Requirements | List the lines of this listing that hold the word "chart".

Given material |
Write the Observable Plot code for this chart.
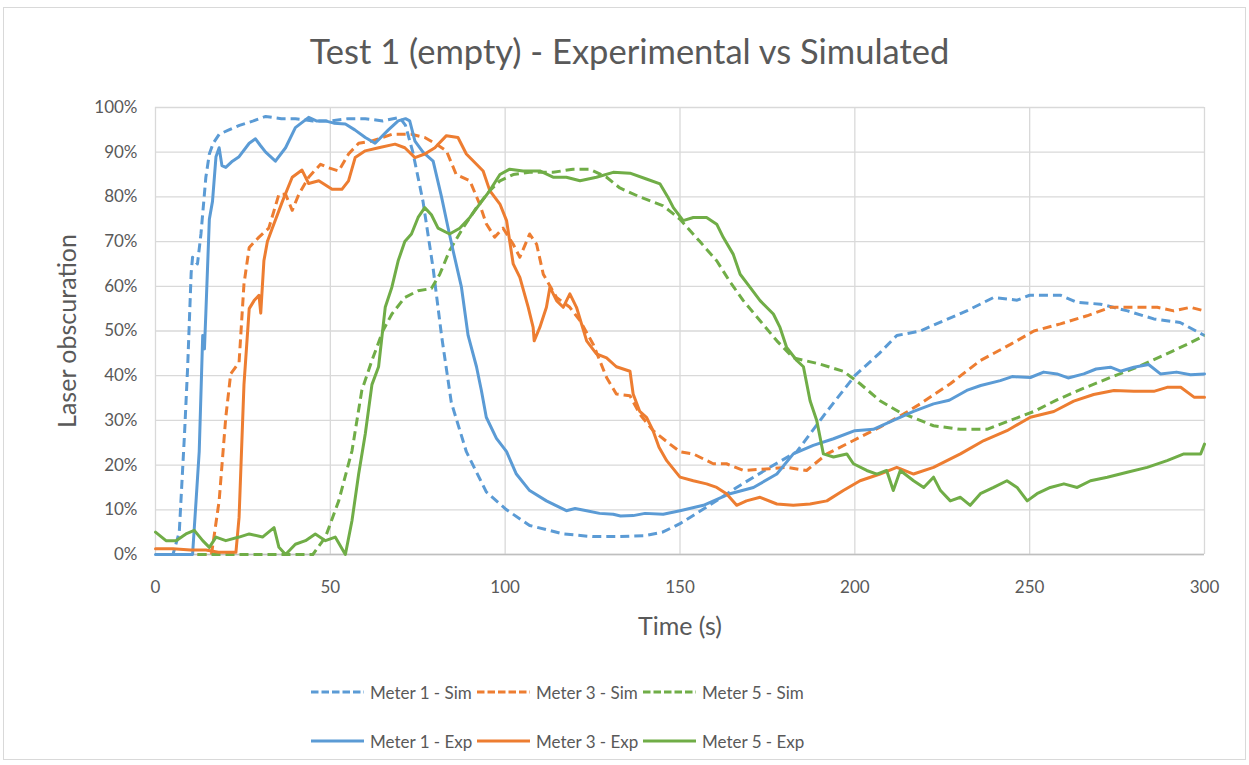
<!DOCTYPE html>
<html><head><meta charset="utf-8">
<script src="https://cdn.jsdelivr.net/npm/d3@7"></script>
<script src="https://cdn.jsdelivr.net/npm/@observablehq/plot@0.6"></script>
<style>
body{margin:0;background:#fff;font-family:Lato,"Open Sans",sans-serif;width:1249px;height:765px;overflow:hidden;position:relative;}
#frame{position:absolute;left:3px;top:7px;width:1243px;height:753px;border:1px solid #d9d9d9;box-sizing:border-box;}
#title{position:absolute;left:0;width:1259px;top:30px;text-align:center;font-size:34.5px;color:#595959;line-height:42px;}
#chart{position:absolute;left:0;top:0;}
.item{position:absolute;display:flex;align-items:center;font-size:17px;color:#595959;height:26px;white-space:nowrap;}
.item svg{margin-right:6px;}
#chart svg [aria-label="x-axis label"] text,#chart svg [aria-label="y-axis label"] text{font-size:25px;}
</style></head>
<body>
<div id="frame"></div>
<div id="title">Test 1 (empty) - Experimental vs Simulated</div>
<div id="chart"></div>
<div id="legend"></div>
<script>
const xTicks = [0, 50, 100, 150, 200, 250, 300];
const yTicks = [0, 10, 20, 30, 40, 50, 60, 70, 80, 90, 100];

const seriesNames = ["Meter 1 - Sim", "Meter 3 - Sim", "Meter 5 - Sim", "Meter 1 - Exp", "Meter 3 - Exp", "Meter 5 - Exp"];
const seriesColors = ["#5B9BD5", "#ED7D31", "#70AD47", "#5B9BD5", "#ED7D31", "#70AD47"];
const seriesDashed = [true, true, true, false, false, false];

const m1SimT = [0,5,6.8,8.3,9.2,10.2,10.6,12,13,14.4,15.4,16.5,18.2,21,24,28,31.5,36,40,45,50,55,60,65,69.8,71.5,73.6,76.5,79.4,81.8,84.6,88.9,94.6,100.4,107,116.6,125,132,140,145,150,157.6,166.2,175.7,183.4,192,200,207,212,218.7,224.5,232,239.7,246.4,250,258.8,263.6,270.3,278,285.5,293,300];
const m1SimV = [0,0,5,27,42,63,66.5,65,71.7,84.4,89.6,92,94,95,96,97,98,97.5,97.5,97,97,97.5,97.5,97,97.8,96,90,79,64,49,34,23,14,10,6.5,4.6,4,4,4.2,5,6.9,10.6,15,19.5,23,32,40,45,49,50,52,54.5,57.5,56.9,58,58,56.4,56,54.5,52.7,51.9,49];

const m3SimT = [0,16,18.2,20.1,21.5,23.9,25.3,26.8,29.6,32.4,35.3,37.2,39.1,41,43.8,47.2,49.5,52.4,55.2,58.1,61.9,67.6,73.2,77,80.3,83.2,86,89.9,92.7,94.6,97,99.4,102.3,104.2,107,109,110.9,114.7,118.5,121.4,125.2,129,131.8,135.7,138.5,142.3,147.1,150,153.8,159.5,163.3,168.1,175.7,180.5,186.2,192,199.6,207.2,213.9,218.7,227.3,235.9,244.5,251.2,258.8,266.4,273.1,279.8,286.5,291.2,296,300];
const m3SimV = [0,0,12,30.7,40.4,43,60.5,68.7,71,73,80.6,80.6,77,80.6,84.4,87.3,86.5,85.8,89.6,92,92.5,94,94,93.3,91.8,90.3,85,83.6,78.4,74,71,73,69.4,66.5,71.7,69.4,62.7,57.5,55.3,52.3,47,39.6,35.9,35.5,31.4,27.7,24.7,23,22.5,20.3,20.3,18.8,19.2,19.5,18.8,22.5,25.5,28.5,31.4,33.7,38.2,43.4,47,50,51.6,53.4,55.3,55.3,55.3,54.5,55.3,54.5];

const m5SimT = [0,45,48.6,52.4,56.2,59,61.9,65,67.6,71.3,75.1,78.9,81.3,84.1,87.9,91.8,95.6,98.5,102.3,107,113.7,119.4,124.2,129,132.8,138.5,145.2,150,155.7,160.5,164.3,168.1,172.9,177.7,182.4,190,196.7,201.5,207.2,212.9,218.7,222.5,230.2,237.8,244.5,251.2,257.8,265.5,273.1,280.7,288.4,295,300];
const m5SimV = [0,0,3.9,12,23.2,36.7,43.4,50,53.8,57.5,59,59.5,62.7,68,73,77.6,81.4,83.6,85,85.5,85.5,86.2,86.2,84.4,82,80,78,75,70,65.7,61,56.8,52.3,47.8,44,42.6,41,38.2,34.4,31.8,30,28.8,28,28,30,32,34.6,37.2,39.6,41.9,44.6,47,49];

const m1ExpT = [0,5,10.6,11.6,12.5,13.5,14,14.4,15.4,16.3,17.3,18.2,19,20.1,22,23.9,26.8,28.6,30,31.5,34.3,37.2,40,43.8,46,48.6,51,54.3,57,60,62.8,66.6,69.4,71.5,72.7,74.2,76.5,79.4,81.8,83.7,85.1,87.5,89.4,91.8,93.2,94.6,97.5,100.4,103.2,107,111.8,117.5,120,123.3,127,130.9,133,136.6,140,145.2,150,156.7,164.3,171,177.7,182.4,188.1,193.9,200,205.3,211,216.8,222.5,227,232,236,241.6,245,250.2,254,257.8,261,265.5,269,273.1,276,279.8,284,287.4,292,296,300];
const m1ExpV = [0,0,0,12,23,49,46,54,75,79,89,91,87,86.6,88,89,92,93,91.5,90,88,91,95.5,97.8,97,97,96.5,96.3,95,93.3,92,95,97,97.5,97,92.5,90,88,80,73,68,59.8,49,42,36.7,30.7,26,23,18,14.3,12,9.8,10.3,9.8,9.2,9,8.6,8.7,9.2,9,9.8,11,13.6,15,18,22.5,24.4,25.9,27.7,28,30,32,33.7,34.5,36.7,37.8,38.9,39.8,39.6,40.8,40.4,39.5,40.4,41.5,41.9,41,41.9,42.5,40.4,40.8,40.2,40.4];

const m3ExpT = [0,5,10,14.4,18,23,23.9,25.3,26.8,28.2,29.6,30.1,31,32,33.4,36.3,39.1,41.9,43.8,46.7,50.5,53.3,55.2,57.1,60,63.8,68.5,71.3,74.2,77,79.9,83.2,86.5,88.9,91.8,93.7,95.6,98.5,100.4,102.3,104.2,106.6,108,108.3,109.9,111.8,112.8,114.7,116.6,118.5,120.4,123.3,126.1,129,131.8,135.7,136.6,138.5,140.4,142.3,144,146.2,150,153.8,157.6,160.5,163.3,166.2,169,172.9,177.7,182.4,187.2,192,196.7,201.5,207.2,212,216.8,222.5,230.2,236.9,243.5,250.2,256.9,262.6,268.3,274.1,279.8,285.5,289.3,293.2,297,300];
const m3ExpV = [1.3,1.3,1,1,0.5,0.5,8.3,38,55,56.8,58,54,65.7,70,73,79,84.4,86,83,83.6,81.7,81.7,83.6,88.8,90.3,91,91.8,91,88.8,89.6,91,93.7,93.3,89.6,87.3,85.8,81.4,78.4,74.7,65,62,55.3,50.8,47.8,50.8,55.3,59.8,56.8,55.3,58.3,55.3,47.8,44.9,44,42,41,35.9,32,30.7,27.7,24,21,17.3,16.5,15.8,15,13.6,11,12,12.8,11.3,11,11.3,12,14.3,16.5,18,19.5,18,19.5,22.5,25.5,27.7,30.7,32,34.3,35.8,36.7,36.5,36.5,37.4,37.4,35.2,35.2];

const m5ExpT = [0,3,5.9,8.7,11.1,13.5,15.4,17.3,20.1,23.9,26.8,30.6,33.9,35.3,37.2,40,42.9,45.7,48.6,51.4,54.3,56.2,58.1,60,61.9,63.8,65.7,67.6,69.4,71.3,73.2,75.1,77,78.9,80.8,84.1,87,89.9,92.7,95.6,98.5,101.3,105.1,109.9,113.7,117.5,121.4,126.1,130.9,135.7,140.4,144.3,146.5,148.1,150.9,153.8,157.6,160.5,162.4,165.2,167.2,170,172.9,176.7,178.6,180.5,183.4,185.3,187.2,189.1,191,193.9,197.7,199.6,203.4,206.3,209.1,211,213,216.8,219.7,222.5,224.5,227.3,230.2,233,235.9,239.7,243.5,246.4,249.3,252.1,255.9,259.8,263.6,267.4,272.2,277.9,283.6,289.3,294.1,298.9,300];
const m5ExpV = [5,3.1,3.1,4.6,5.4,3.1,1.6,3.9,3.1,3.9,4.6,3.9,6,1.6,0,2.3,3.1,4.6,3.1,3.9,0,7.6,18,27,38,42,55.3,59.8,65.7,70,71.7,75.4,77.6,76,73,71.7,73,75.4,78.4,81.4,85,86.2,85.8,85.8,84.4,84.4,83.6,84.4,85.5,85.3,84,82.9,80,77.6,74.7,75.4,75.4,73.9,70.9,67.2,62.7,59.8,56.8,53.8,50.8,46.3,43.4,42,34.4,30,22.5,21.8,22.5,20.3,18.8,18,18.8,14.3,18.8,16.5,15,17.3,14.3,12,12.8,11,13.6,15,16.5,15,12,13.6,15,15.8,15,16.5,17.3,18.4,19.5,21,22.5,22.5,24.7];

const seriesT = [m1SimT, m3SimT, m5SimT, m1ExpT, m3ExpT, m5ExpT];
const seriesV = [m1SimV, m3SimV, m5SimV, m1ExpV, m3ExpV, m5ExpV];

const lineMarks = seriesNames.map((name, i) => {
  const rows = seriesT[i].map((t, j) => ({t, v: seriesV[i][j]}));
  return Plot.line(rows, {
    x: "t", y: "v", stroke: seriesColors[i], strokeWidth: 3,
    strokeDasharray: seriesDashed[i] ? "9,5" : null,
    strokeLinejoin: "round", strokeLinecap: seriesDashed[i] ? "butt" : "round"
  });
});

const chart = Plot.plot({
  width: 1249, height: 640,
  marginLeft: 155, marginRight: 45, marginTop: 107, marginBottom: 86,
  style: {fontFamily: "Lato, 'Open Sans', sans-serif", fontSize: "17px", color: "#595959", background: "transparent", overflow: "visible"},
  x: {domain: [0, 300], ticks: xTicks, tickSize: 0, tickPadding: 26, label: "Time (s)", labelAnchor: "center", labelOffset: 80, labelArrow: "none"},
  y: {domain: [0, 100], ticks: yTicks, tickSize: 0, tickPadding: 18, tickFormat: d => d + "%", label: "Laser obscuration", labelAnchor: "center", labelOffset: 97, labelArrow: "none"},
  marks: [
    Plot.gridY(yTicks, {stroke: "#d9d9d9", strokeOpacity: 1, strokeWidth: 1.3}),
    Plot.gridX(xTicks, {stroke: "#d9d9d9", strokeOpacity: 1, strokeWidth: 1.3}),
    Plot.ruleY([0], {stroke: "#bfbfbf", strokeWidth: 1.3}),
    ...lineMarks
  ]
});
document.getElementById("chart").appendChild(chart);

// legend
const legend = document.getElementById("legend");
seriesNames.forEach((name, i) => {
  const col = i % 3, row = Math.floor(i / 3);
  const el = document.createElement("div");
  el.className = "item";
  el.style.left = (311 + col * 166) + "px";
  el.style.top = (679 + row * 49) + "px";
  el.innerHTML = `<svg width="53" height="6"><line x1="0" x2="53" y1="3" y2="3" stroke="${seriesColors[i]}" stroke-width="3" ${seriesDashed[i] ? 'stroke-dasharray="7.5,3"' : ''}/></svg><span>${name}</span>`;
  legend.appendChild(el);
});
</script>
</body></html>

Full solution |
Write the Observable Plot code for this chart.
#chart{position:absolute;left:0;top:0;}
#chart svg [aria-label="x-axis label"] text,#chart svg [aria-label="y-axis label"] text{font-size:25px;}
<div id="chart"></div>
const chart = Plot.plot({
document.getElementById("chart").appendChild(chart);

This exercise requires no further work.